◆ **What is needed**
Write out, word for word, the stretch of lines beginning at the one with "Generate a Python" and ending at the one with "sq_y = [2.12, 2.12, 2.12, 1.95, 1.55, 1.45, 2.00, 2.05]", omitting the images.

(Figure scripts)
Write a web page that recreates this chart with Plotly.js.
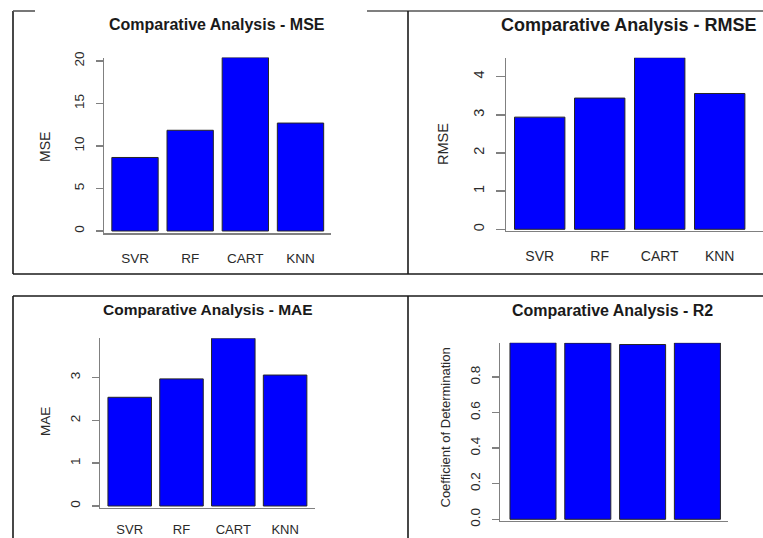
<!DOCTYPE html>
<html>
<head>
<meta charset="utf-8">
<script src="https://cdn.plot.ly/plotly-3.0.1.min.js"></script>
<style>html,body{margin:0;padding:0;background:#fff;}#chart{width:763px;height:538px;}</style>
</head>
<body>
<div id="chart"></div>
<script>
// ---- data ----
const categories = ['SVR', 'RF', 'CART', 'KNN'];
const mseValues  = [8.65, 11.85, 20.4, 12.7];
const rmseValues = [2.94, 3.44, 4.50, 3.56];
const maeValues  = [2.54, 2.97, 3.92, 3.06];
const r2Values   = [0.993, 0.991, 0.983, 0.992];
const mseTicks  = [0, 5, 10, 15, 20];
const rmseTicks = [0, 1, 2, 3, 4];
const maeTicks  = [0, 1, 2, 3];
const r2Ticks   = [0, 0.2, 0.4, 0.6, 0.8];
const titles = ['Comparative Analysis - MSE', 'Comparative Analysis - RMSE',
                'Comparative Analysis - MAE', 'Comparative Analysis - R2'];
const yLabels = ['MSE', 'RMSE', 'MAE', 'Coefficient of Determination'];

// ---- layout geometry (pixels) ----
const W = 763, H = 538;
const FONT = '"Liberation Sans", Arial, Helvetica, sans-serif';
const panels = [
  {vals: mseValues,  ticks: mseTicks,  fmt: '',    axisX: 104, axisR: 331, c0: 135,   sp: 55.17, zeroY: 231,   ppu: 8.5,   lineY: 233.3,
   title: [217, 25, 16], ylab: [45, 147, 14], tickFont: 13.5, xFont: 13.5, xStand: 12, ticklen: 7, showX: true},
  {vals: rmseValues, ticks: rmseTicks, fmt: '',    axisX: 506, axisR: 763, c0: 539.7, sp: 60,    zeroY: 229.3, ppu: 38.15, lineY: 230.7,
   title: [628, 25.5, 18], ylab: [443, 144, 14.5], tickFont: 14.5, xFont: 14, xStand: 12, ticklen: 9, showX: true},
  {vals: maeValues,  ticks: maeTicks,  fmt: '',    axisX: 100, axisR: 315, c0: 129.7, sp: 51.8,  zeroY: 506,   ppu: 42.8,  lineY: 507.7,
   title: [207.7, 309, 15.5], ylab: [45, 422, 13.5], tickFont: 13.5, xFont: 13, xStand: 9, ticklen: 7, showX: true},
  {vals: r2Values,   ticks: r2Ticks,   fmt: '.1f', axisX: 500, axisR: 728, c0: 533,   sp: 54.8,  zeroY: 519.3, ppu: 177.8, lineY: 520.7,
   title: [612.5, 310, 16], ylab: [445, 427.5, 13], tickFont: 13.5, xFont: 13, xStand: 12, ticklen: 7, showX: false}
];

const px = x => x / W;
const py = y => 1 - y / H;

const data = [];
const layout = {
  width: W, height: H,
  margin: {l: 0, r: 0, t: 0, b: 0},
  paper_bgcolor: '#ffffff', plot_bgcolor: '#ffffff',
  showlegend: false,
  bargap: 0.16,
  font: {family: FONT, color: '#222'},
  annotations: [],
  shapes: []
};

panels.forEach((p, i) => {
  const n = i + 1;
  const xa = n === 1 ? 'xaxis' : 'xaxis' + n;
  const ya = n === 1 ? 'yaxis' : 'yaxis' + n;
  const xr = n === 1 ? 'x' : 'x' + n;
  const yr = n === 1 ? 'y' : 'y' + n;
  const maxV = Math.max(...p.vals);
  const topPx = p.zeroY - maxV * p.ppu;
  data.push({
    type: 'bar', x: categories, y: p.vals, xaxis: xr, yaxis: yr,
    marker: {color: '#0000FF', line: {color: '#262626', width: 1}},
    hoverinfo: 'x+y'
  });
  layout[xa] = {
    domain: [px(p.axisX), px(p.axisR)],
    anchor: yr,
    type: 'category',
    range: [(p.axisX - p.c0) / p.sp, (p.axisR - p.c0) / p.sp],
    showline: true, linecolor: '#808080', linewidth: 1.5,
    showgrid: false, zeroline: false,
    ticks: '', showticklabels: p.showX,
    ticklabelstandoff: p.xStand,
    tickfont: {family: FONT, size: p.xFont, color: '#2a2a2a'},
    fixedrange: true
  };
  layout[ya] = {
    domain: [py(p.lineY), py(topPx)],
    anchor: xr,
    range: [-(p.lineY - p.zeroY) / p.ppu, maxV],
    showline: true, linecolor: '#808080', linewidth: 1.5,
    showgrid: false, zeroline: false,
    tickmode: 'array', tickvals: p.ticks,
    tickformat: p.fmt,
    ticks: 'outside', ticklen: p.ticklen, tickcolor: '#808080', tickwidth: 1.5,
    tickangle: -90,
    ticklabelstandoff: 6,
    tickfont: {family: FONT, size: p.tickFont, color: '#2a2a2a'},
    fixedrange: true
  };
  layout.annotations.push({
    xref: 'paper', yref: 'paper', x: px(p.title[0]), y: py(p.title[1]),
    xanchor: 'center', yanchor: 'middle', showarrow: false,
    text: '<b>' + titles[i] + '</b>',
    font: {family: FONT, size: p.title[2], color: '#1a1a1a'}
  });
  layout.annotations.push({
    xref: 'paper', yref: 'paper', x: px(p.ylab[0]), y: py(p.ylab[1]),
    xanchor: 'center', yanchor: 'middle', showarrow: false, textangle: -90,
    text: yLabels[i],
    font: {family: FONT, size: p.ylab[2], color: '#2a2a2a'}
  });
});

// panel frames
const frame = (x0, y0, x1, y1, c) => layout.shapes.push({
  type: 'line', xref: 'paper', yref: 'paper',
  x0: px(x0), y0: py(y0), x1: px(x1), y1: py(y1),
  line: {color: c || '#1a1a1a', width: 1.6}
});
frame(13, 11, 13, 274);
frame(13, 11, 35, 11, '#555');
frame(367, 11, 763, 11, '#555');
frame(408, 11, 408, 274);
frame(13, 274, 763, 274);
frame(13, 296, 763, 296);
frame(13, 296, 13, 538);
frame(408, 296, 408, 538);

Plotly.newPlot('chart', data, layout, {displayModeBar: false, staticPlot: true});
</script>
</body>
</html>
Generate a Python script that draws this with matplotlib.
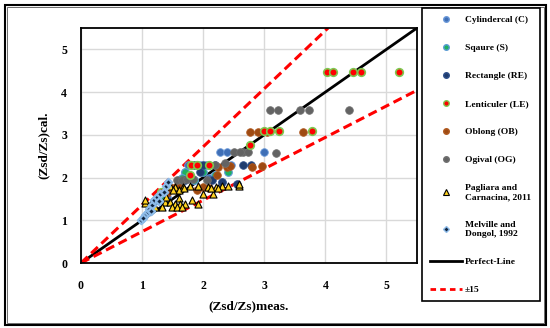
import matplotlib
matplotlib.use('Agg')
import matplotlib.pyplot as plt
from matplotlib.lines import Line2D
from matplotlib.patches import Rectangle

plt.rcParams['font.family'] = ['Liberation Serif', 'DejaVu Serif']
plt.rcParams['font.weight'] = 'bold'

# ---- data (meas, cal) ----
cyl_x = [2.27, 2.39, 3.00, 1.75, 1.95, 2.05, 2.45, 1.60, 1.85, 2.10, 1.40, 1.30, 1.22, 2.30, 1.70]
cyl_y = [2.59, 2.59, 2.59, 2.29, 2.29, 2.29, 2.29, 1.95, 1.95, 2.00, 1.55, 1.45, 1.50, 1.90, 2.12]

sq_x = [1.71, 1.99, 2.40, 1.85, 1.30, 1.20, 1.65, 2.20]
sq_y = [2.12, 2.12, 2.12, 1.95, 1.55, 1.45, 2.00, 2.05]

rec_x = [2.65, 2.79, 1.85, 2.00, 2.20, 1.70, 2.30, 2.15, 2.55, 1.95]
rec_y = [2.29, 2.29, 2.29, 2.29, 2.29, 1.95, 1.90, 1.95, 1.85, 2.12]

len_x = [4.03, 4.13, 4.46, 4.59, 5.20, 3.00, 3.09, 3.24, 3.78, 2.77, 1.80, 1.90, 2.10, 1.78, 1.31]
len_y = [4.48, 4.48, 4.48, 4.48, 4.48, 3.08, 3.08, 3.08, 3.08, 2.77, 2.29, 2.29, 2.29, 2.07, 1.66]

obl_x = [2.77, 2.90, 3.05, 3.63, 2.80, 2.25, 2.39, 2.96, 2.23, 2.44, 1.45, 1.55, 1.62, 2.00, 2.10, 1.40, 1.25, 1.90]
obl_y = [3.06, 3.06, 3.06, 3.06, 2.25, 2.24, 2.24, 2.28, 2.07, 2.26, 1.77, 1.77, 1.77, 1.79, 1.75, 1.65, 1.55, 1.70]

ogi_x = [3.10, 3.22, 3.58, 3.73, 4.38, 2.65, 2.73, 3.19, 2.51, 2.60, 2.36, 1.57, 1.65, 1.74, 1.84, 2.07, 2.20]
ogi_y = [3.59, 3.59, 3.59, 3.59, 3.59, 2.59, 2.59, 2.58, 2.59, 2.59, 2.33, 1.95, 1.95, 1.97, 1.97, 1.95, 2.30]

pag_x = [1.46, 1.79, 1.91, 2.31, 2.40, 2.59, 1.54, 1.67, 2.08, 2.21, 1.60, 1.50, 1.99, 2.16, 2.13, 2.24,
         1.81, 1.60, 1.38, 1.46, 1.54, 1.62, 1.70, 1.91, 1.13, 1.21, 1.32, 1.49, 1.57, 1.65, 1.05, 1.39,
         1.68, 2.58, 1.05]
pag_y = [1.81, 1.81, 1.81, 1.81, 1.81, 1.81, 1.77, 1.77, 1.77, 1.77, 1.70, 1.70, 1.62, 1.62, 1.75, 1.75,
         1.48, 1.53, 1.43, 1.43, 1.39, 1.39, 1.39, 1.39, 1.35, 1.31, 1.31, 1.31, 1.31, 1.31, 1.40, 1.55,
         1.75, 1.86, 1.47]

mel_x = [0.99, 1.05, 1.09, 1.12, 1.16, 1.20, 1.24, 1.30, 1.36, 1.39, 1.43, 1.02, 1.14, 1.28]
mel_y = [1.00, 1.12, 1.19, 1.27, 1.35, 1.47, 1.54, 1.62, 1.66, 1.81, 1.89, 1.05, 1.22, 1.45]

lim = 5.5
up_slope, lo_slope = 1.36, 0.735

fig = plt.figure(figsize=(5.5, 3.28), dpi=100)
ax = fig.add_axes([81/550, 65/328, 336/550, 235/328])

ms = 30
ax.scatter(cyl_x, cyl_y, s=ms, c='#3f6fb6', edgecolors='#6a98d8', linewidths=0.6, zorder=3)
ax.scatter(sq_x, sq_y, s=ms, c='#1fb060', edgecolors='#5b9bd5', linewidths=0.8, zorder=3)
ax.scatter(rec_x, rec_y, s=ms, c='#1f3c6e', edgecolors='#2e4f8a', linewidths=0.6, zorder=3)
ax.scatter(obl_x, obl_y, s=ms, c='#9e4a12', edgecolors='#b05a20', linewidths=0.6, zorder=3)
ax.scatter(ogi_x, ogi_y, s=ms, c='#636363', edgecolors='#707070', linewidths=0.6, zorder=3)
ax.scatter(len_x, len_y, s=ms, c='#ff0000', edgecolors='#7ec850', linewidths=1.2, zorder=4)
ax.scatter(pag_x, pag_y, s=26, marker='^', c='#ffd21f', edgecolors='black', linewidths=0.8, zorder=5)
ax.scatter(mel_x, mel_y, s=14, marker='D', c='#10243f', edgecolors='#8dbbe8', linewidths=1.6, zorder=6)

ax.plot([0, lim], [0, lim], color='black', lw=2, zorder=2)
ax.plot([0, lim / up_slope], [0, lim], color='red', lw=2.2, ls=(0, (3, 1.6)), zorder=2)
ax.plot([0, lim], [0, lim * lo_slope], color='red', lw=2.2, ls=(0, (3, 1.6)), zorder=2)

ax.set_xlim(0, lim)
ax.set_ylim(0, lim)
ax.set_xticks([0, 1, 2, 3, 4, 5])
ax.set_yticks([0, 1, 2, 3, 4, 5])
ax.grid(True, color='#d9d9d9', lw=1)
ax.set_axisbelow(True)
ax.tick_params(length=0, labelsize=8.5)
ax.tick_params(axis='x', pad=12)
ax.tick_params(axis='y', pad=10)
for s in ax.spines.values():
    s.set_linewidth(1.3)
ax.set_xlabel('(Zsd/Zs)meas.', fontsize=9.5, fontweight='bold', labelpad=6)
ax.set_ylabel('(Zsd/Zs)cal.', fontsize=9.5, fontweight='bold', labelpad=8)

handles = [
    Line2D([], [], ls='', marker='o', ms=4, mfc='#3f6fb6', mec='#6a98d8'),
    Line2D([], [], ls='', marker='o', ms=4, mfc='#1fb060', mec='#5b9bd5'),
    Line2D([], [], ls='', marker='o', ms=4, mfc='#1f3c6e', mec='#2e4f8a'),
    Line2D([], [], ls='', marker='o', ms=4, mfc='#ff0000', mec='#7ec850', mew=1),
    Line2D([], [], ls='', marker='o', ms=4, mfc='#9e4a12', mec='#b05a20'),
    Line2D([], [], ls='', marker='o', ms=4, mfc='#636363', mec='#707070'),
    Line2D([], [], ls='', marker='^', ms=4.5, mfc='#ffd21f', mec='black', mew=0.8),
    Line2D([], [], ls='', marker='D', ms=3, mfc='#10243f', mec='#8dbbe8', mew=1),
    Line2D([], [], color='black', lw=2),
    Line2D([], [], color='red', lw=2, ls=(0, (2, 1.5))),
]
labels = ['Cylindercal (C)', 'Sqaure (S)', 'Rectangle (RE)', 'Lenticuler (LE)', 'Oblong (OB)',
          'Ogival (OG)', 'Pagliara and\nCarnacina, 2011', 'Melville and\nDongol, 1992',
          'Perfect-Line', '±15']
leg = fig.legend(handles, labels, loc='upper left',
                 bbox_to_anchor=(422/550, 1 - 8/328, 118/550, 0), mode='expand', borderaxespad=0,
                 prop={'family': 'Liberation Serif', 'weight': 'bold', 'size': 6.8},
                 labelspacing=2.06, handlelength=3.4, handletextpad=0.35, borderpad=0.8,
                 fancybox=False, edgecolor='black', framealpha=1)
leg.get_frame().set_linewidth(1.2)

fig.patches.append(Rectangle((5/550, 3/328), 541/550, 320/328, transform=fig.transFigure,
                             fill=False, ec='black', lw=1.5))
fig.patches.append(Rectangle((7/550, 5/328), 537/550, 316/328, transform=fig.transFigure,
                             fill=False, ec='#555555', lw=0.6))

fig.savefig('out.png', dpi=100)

◆ **Answer to the task**
Generate a Python script that draws this with matplotlib.
import matplotlib
matplotlib.use('Agg')
import matplotlib.pyplot as plt
from matplotlib.lines import Line2D
from matplotlib.patches import Rectangle

plt.rcParams['font.family'] = ['Liberation Serif', 'DejaVu Serif']
plt.rcParams['font.weight'] = 'bold'

# ---- data (meas, cal) ----
cyl_x = [2.27, 2.39, 3.00, 1.75, 1.95, 2.05, 2.45, 1.60, 1.85, 2.10, 1.40, 1.30, 1.22, 2.30, 1.70]
cyl_y = [2.59, 2.59, 2.59, 2.29, 2.29, 2.29, 2.29, 1.95, 1.95, 2.00, 1.55, 1.45, 1.50, 1.90, 2.12]

sq_x = [1.71, 1.99, 2.40, 1.85, 1.30, 1.20, 1.65, 2.20]
sq_y = [2.12, 2.12, 2.12, 1.95, 1.55, 1.45, 2.00, 2.05]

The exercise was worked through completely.